[Task requirements]:
Below is a block of records. Copy every line in it that contains the word "chart".

#### Supplied data

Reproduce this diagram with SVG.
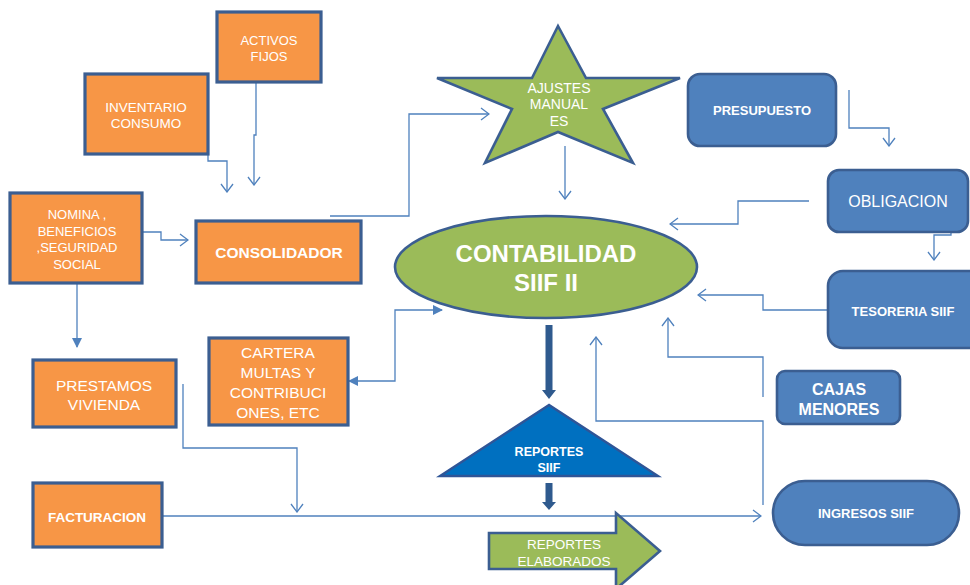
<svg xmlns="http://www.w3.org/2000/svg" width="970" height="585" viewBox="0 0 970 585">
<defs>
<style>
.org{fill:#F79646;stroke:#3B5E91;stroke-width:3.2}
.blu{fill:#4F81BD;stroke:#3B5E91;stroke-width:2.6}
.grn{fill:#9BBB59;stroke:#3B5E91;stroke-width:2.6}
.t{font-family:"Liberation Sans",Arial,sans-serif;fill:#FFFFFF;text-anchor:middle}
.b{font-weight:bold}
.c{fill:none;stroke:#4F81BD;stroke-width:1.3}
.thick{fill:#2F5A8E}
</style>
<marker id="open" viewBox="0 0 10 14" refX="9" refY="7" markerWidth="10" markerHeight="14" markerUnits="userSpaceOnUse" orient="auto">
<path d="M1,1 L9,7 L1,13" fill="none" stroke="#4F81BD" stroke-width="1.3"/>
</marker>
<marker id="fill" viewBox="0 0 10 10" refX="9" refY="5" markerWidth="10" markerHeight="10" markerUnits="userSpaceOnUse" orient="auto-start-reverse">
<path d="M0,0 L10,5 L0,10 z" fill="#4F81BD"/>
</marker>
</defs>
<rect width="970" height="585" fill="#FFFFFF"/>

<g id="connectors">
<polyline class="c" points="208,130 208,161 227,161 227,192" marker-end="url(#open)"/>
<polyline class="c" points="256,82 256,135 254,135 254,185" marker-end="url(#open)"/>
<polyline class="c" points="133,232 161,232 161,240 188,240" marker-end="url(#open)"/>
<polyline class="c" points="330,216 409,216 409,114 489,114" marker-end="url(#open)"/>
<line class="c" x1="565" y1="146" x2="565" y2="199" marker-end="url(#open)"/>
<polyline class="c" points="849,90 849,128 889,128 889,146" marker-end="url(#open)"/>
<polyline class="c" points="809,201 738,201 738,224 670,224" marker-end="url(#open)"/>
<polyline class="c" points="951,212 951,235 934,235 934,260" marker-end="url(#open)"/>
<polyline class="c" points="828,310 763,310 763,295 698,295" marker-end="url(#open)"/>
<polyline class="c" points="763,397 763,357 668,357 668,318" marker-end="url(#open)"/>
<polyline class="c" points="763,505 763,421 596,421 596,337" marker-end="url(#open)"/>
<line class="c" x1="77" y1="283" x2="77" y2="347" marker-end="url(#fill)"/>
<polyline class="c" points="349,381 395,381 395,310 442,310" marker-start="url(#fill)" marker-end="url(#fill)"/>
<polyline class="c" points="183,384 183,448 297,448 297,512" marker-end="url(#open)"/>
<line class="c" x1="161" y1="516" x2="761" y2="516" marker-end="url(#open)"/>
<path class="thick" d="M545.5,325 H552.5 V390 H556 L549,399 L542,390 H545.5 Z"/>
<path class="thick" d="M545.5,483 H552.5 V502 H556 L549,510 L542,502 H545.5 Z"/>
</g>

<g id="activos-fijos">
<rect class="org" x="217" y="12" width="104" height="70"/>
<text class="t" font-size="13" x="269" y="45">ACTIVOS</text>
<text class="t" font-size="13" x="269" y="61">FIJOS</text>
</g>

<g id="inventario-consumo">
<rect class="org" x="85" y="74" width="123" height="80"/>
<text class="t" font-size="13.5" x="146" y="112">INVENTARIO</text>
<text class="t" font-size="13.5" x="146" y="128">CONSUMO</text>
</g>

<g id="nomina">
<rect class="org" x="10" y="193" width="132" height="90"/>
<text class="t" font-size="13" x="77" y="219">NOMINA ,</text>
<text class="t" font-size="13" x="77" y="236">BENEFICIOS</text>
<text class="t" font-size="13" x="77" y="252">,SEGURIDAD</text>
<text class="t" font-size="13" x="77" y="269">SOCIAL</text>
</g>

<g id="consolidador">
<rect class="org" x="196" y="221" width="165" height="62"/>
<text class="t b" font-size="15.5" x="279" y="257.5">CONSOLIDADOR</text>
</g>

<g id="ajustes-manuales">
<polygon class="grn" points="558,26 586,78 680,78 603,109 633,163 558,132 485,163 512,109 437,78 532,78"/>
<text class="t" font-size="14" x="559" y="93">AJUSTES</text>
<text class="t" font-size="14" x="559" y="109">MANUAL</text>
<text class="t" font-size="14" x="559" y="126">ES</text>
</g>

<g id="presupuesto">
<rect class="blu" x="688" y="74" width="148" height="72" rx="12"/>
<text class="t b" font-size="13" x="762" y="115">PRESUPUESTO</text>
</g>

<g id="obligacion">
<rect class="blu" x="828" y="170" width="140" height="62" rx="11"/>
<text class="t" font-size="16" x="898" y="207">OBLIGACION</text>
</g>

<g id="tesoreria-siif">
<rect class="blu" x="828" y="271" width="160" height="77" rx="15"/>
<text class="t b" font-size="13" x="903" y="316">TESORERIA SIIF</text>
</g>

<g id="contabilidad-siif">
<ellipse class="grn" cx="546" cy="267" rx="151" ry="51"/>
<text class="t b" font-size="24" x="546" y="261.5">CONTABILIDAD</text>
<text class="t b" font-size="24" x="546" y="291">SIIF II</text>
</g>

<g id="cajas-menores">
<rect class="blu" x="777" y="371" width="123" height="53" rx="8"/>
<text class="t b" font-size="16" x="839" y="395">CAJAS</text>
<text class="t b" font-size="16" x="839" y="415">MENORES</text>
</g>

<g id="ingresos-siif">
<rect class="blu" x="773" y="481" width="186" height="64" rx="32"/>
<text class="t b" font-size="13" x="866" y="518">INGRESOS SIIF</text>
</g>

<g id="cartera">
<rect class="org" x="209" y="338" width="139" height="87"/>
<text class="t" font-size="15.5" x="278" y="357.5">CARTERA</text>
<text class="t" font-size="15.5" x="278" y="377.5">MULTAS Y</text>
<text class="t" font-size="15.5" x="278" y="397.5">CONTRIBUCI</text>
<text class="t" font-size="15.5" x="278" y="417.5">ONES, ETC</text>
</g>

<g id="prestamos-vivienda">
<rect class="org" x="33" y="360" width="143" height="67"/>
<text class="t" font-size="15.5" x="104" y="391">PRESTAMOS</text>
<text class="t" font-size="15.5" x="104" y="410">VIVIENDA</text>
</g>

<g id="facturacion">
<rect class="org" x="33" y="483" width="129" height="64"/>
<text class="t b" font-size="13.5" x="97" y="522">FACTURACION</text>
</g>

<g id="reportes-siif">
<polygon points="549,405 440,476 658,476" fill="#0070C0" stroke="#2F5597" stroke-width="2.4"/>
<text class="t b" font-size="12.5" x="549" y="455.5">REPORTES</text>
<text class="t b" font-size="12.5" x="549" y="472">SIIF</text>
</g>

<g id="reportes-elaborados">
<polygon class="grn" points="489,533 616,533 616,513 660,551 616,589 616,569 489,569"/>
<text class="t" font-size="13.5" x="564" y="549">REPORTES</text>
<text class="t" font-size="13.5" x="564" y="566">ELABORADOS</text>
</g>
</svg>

########
#### Supplied data

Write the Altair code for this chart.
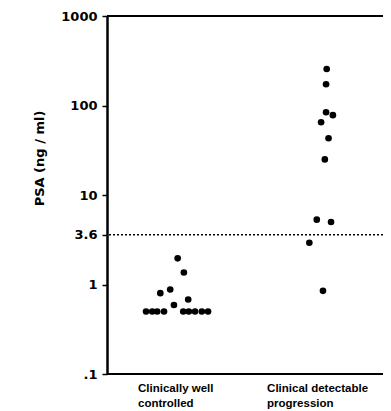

########
#### Supplied data

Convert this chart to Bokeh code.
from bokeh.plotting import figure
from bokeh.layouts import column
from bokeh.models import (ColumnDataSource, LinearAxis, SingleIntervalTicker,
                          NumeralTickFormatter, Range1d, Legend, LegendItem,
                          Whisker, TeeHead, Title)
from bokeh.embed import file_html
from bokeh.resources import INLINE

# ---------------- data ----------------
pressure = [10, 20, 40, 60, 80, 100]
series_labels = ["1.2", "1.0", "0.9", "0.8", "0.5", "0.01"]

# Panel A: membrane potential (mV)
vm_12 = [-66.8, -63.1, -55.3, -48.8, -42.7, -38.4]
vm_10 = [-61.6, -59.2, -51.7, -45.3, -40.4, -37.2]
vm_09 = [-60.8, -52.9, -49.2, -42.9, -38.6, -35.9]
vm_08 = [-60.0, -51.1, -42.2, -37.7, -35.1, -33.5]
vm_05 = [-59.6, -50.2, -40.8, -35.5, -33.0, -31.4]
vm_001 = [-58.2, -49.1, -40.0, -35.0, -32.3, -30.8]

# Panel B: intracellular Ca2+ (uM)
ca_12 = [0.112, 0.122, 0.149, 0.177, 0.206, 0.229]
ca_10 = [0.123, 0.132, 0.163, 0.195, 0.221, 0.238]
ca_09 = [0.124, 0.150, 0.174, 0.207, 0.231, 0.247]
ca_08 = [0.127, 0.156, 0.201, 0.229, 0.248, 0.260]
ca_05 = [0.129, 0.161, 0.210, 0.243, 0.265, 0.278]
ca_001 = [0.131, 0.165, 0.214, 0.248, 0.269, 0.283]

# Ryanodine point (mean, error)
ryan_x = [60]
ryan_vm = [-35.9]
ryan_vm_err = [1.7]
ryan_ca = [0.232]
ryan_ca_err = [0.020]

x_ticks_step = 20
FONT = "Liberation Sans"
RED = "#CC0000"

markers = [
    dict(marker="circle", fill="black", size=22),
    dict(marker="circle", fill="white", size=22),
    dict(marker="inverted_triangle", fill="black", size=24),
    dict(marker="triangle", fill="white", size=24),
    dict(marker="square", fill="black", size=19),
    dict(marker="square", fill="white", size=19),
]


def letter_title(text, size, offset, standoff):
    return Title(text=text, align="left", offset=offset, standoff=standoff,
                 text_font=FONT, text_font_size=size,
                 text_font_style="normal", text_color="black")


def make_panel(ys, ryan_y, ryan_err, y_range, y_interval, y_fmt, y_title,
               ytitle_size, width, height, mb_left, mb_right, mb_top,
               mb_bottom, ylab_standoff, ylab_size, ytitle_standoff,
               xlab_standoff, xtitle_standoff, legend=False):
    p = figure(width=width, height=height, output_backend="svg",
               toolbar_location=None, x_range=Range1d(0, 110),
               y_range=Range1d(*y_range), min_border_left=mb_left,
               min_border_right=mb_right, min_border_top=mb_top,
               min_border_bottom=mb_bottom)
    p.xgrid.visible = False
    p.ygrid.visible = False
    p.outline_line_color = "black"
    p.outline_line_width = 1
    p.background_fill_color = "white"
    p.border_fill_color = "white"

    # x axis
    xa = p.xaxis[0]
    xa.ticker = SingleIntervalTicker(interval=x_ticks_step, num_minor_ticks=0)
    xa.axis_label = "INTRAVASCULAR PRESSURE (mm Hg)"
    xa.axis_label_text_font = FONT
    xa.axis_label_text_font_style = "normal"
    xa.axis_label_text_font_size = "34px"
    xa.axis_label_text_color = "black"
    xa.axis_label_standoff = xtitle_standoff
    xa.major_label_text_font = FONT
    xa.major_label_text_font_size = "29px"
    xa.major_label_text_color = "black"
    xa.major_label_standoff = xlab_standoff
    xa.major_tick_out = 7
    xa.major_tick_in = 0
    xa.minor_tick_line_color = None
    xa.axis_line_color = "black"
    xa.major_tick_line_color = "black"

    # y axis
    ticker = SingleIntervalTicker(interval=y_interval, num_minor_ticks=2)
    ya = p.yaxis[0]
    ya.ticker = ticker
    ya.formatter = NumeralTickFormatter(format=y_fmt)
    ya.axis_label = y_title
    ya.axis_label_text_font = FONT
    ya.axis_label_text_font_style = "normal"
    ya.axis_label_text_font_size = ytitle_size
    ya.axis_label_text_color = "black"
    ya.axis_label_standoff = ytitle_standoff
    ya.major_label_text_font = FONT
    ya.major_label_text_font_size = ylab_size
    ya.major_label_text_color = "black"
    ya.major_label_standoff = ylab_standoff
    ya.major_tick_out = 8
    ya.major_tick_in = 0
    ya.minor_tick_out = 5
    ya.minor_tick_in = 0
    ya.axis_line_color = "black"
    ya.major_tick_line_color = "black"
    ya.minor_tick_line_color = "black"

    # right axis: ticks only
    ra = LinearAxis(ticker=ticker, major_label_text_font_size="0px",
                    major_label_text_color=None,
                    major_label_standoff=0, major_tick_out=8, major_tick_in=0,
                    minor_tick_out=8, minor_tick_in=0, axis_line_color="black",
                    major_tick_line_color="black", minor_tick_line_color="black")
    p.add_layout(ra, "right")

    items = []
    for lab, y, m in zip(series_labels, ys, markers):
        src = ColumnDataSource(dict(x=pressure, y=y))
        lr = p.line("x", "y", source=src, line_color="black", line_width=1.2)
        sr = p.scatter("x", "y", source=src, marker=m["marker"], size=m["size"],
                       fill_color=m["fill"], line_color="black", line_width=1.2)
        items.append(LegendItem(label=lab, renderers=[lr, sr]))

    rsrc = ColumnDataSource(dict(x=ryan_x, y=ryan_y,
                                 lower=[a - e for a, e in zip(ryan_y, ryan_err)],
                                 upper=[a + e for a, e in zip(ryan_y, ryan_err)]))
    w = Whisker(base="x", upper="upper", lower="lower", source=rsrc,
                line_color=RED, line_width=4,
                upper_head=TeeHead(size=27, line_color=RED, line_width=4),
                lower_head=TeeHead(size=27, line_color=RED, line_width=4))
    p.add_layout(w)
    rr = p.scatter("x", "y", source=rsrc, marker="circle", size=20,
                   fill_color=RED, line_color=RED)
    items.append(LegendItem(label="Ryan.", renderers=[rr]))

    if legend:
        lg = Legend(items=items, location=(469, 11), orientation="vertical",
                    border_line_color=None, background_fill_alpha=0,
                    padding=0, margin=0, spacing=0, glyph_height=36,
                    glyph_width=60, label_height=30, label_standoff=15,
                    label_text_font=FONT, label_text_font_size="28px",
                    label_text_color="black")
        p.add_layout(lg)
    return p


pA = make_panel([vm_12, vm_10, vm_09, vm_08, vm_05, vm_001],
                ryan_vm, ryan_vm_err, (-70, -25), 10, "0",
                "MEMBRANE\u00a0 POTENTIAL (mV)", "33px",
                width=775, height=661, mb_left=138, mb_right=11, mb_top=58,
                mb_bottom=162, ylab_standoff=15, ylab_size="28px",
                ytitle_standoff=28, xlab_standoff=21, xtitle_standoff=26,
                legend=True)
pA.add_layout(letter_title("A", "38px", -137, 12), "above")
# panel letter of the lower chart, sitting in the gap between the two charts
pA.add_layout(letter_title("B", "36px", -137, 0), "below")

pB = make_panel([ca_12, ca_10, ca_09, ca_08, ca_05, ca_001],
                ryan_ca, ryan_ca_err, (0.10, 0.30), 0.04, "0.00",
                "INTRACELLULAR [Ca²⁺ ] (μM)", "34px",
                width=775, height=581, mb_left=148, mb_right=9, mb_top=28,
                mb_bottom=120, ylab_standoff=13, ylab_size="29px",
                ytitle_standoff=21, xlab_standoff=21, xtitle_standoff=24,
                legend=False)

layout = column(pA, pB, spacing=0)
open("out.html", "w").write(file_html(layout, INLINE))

########

[Reply to the exercise]:
Write the Altair code for this chart.
Convert this chart to Bokeh code.
# panel letter of the lower chart, sitting in the gap between the two charts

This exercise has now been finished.